Monday, Nov. 09, 1942

Inflation

No Chinese dragon's tail ever lashed in more vicious spirals than the current Chinese inflation. During five years of war China's cost of living index has soared from 100 to 3,400 and is still soaring.

Ruby Queen cigarets have risen from 8-c- per package of ten to $20.* Camels have gone from 40-c- per pack of 20 to $200. Throughout China today it is a commonplace to find chicken selling at $20 a lb., coffee at $150 a lb., coal at $900 a ton, bread at $5 a loaf, electric light bulbs at $140 apiece, gasoline at $70 a gallon.

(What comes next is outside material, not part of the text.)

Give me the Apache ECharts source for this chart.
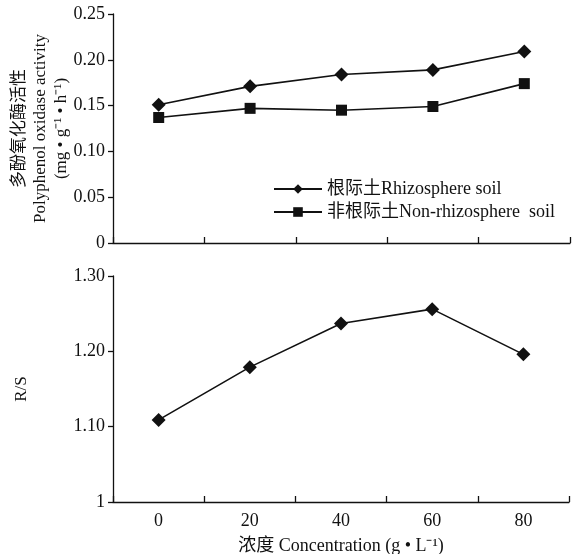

As usual salaried people have been the worst sufferers. But wage earners have also had hard times. It was estimated last winter that, against a 40-fold increase in the cost of rice, unskilled Chungking workers had got only a 29-fold wage increase, skilled workers only a 16-fold increase. For a while most farmers and other commodity producers made great profits. But China's runaway prices have caught and passed many producers' incomes. China's inflation pains are not only severe but general.

The causes of the inflation are clear enough. Japan has captured China's chief sources of revenue (customs, salt taxes, seaboard factory profits). China has financed its war partly by greatly increased currency circulation. On top of this, the war has brought acute shortages in the basic fields of food, clothing and transportation, and also in most luxuries. Once prices began to rise, the Government let them rise for revenue, and presently they skyrocketed.

But China's shrewd, rotund Finance Minister H. H. ("Daddy") Kung knows that his ability to control prices in vast, loosely organized China would have been doubtful in any case. The Government has set open market ceilings. In some cities they function fairly well, in others badly, depending on the local administration. In the countryside they have little or no effect. Black markets are everywhere.

There are severe penalties for people convicted of hoarding. But this crime is hard to regulate when it is committed by banks, factories and trading houses throughout China. One of the strongest remedies for inflation would be increased transportation to move available food stocks to the interior. But China has found trucks and gasoline as hard to get from her Allies as bombing planes.

The Chinese Government seems to be moving toward establishing a Ministry of Economic Warfare with authority over the whole production-consumption cycle. But the restoration of China's economic stability may well depend upon the resumption of peaceful, productive life. Perhaps the only real aid to China's economy can come through aid to China's war.

* Figures are in Chinese dollars whose purchasing power is about equal to three-quarters of a U.S. cent.